On Monday, the automaker secured a new $11 billion credit facility, fueling speculation that some of that money could be used to buy back some of the government’s shares.

“The Obama administration could just go ahead and unload the stake quickly and probably not have to take too much fallout,” Morningstar analyst David Whiston said in an interview. “They would still get some negative publicity, though.”

The government’s 500 million shares must sell at an average of $53 before taxpayers can break even. The stock closed Thursday down 31 cents at $24.72.

“We believe that the U.S. Treasury is likely to begin selling down its stake in GM shortly after the election, regardless of the outcome,” Barclays analyst Brian Johnson said in a note Monday. “We believe that the Treasury is likely to announce a gradual sell-down plan, similar to what it has done for its stake in AIG.”

Supporters of the government’s $49.5 billion in assistance to GM argued that the aid preserved jobs, enabled GM to reduce debt, and cut costs deeper and faster, which prevented a collapse that would have devastated suppliers and other automakers.

Opponents countered that the rescue benefited the United Auto Workers union at the expense of bondholders and that the industry would have survived the failure of the largest U.S. automaker.

The Treasury Department said it is balancing the desire to sell shares with the need to recoup more cash. The stock has fallen about 24 percent since GM’s initial public offering in November 2010.

The stock gained modest traction in recent weeks.

A Treasury Department spokesman did not respond to a call Wednesday seeking comment for this report.

On Oct. 31, GM reported a $1.5 billion profit in the third quarter, and its stock jumped 9.6 percent. Shares are up more than 30 percent from a low of $18.80 on July 25.

Morningstar’s Whiston said he expects a government selloff to take from six to 24 months.

Some analysts suggested the company could tap the credit line to buy shares back from the government, a vote of confidence in its future that could drive shares upward.

But Whiston said the credit facility was “needed to give GM the proper liquidity to function for its size” because its previous $5 billion facility “was too low.”

Since its IPO, GM has not commented on the government’s stake or whether it wants the shares sold.

But in September, former CEO Ed Whitacre wrote an editorial in the Wall Street Journal urging the government to sell its 500 million shares “as quickly as possible.” He was speaking for himself, not the company.

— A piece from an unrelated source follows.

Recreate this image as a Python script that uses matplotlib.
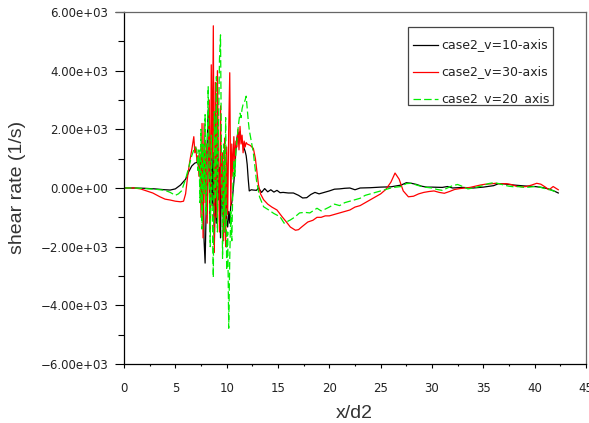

“Nothing has really changed because it’s always been up to the Treasury to decide how to manage their investment in GM,” GM spokesman Jim Cain said Wednesday.

But some GM executives have expressed concern that limits on executive compensation that were a condition of the federal loans made it harder to retain talented leaders and recruit new ones.

“Selling now would eliminate TARP restrictions and allow GM to function more effectively,” Whiston said.